● GIVEN PROBLEM:
Write out the listing below without alteration, omitting its pictures.

● INPUT:
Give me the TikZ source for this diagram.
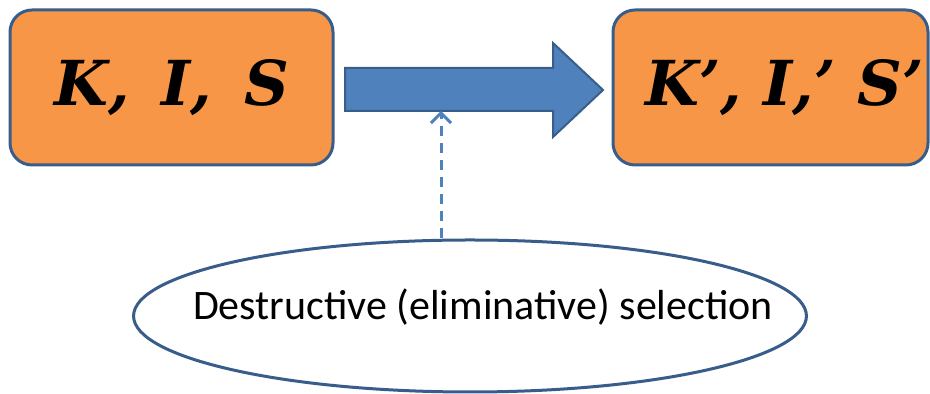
\documentclass[tikz,border=0pt]{standalone}
\usepackage{fontspec}
\setmainfont{Carlito}
\newfontfamily\statefont{DejaVu Serif}
\usetikzlibrary{arrows.meta,shapes.geometric}

\definecolor{boxorange}{HTML}{F79646}
\definecolor{edgeblue}{HTML}{385D8A}
\definecolor{arrowblue}{HTML}{4F81BD}

\tikzset{
  statebox/.style={draw=edgeblue, line width=1.5pt, fill=boxorange,
    rounded corners=11pt, minimum height=77.5pt, inner sep=0pt,
    font=\statefont\bfseries\itshape\fontsize{31}{36}\selectfont},
  selnode/.style={ellipse, draw=edgeblue, line width=1.5pt, fill=white,
    minimum height=76pt, inner xsep=-26pt, inner ysep=0pt,
    font=\fontsize{21}{25}\selectfont},
}

\begin{document}
\begin{tikzpicture}[x=0.5pt,y=0.5pt]
  \useasboundingbox (0,0) rectangle (930,394);
  \node[statebox, minimum width=161.5pt] (kis) at (171.5,306.5) {K,\, I,\, S};
  \node[statebox, minimum width=157.5pt] (kisnew) at (770.5,306.5) {\hspace*{14pt}K’,\ I,’\ S’};
  % block arrow
  \filldraw[fill=arrowblue, draw=edgeblue, line width=1pt]
    (345,283) -- (553,283) -- (553,257) -- (603,304) -- (553,351)
    -- (553,326) -- (345,326) -- cycle;
  \coordinate (shaft) at (441,283);
  \node[selnode] (sel) at (470,78)
    {\kern6.5pt\raisebox{4.5pt}[\height][\depth]{Destructive (eliminative) selection}\kern-6.5pt};
  \draw[arrowblue, line width=1.5pt, dash pattern=on 5pt off 3.5pt,
    -{Straight Barb[length=5pt,width=10pt]}] (shaft |- sel.north) -- (shaft);
\end{tikzpicture}
\end{document}
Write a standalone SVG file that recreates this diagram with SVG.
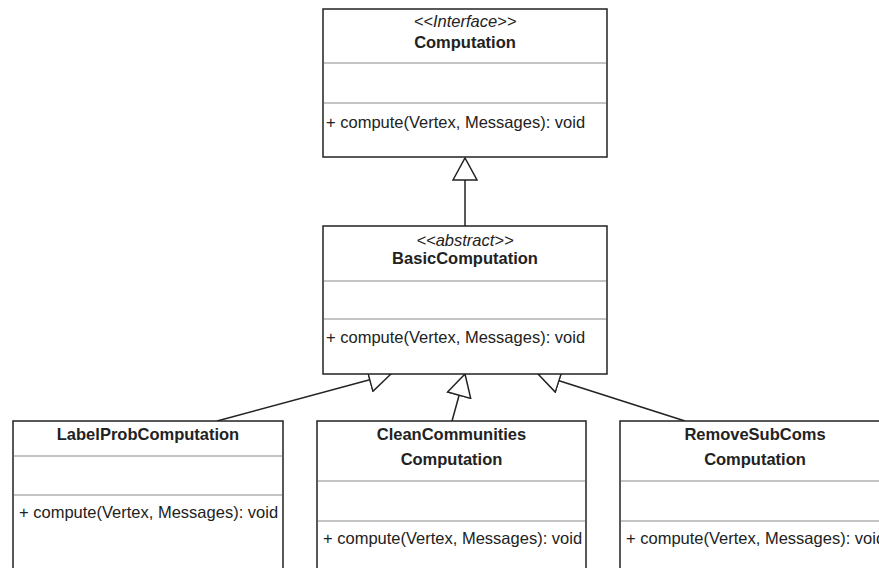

● ANSWER:
Give me the TikZ source for this diagram.
\documentclass[tikz,border=0pt]{standalone}
\usepackage{fontspec}
\setmainfont{Carlito}
\newfontfamily\statefont{DejaVu Serif}
\usetikzlibrary{arrows.meta,shapes.geometric}

\definecolor{boxorange}{HTML}{F79646}
\definecolor{edgeblue}{HTML}{385D8A}
\definecolor{arrowblue}{HTML}{4F81BD}

\tikzset{
  statebox/.style={draw=edgeblue, line width=1.5pt, fill=boxorange,
    rounded corners=11pt, minimum height=77.5pt, inner sep=0pt,
    font=\statefont\bfseries\itshape\fontsize{31}{36}\selectfont},
  selnode/.style={ellipse, draw=edgeblue, line width=1.5pt, fill=white,
    minimum height=76pt, inner xsep=-26pt, inner ysep=0pt,
    font=\fontsize{21}{25}\selectfont},
}

\begin{document}
\begin{tikzpicture}[x=0.5pt,y=0.5pt]
  \useasboundingbox (0,0) rectangle (930,394);
  \node[statebox, minimum width=161.5pt] (kis) at (171.5,306.5) {K,\, I,\, S};
  \node[statebox, minimum width=157.5pt] (kisnew) at (770.5,306.5) {\hspace*{14pt}K’,\ I,’\ S’};
  % block arrow
  \filldraw[fill=arrowblue, draw=edgeblue, line width=1pt]
    (345,283) -- (553,283) -- (553,257) -- (603,304) -- (553,351)
    -- (553,326) -- (345,326) -- cycle;
  \coordinate (shaft) at (441,283);
  \node[selnode] (sel) at (470,78)
    {\kern6.5pt\raisebox{4.5pt}[\height][\depth]{Destructive (eliminative) selection}\kern-6.5pt};
  \draw[arrowblue, line width=1.5pt, dash pattern=on 5pt off 3.5pt,
    -{Straight Barb[length=5pt,width=10pt]}] (shaft |- sel.north) -- (shaft);
\end{tikzpicture}
\end{document}
Write a standalone SVG file that recreates this diagram with SVG.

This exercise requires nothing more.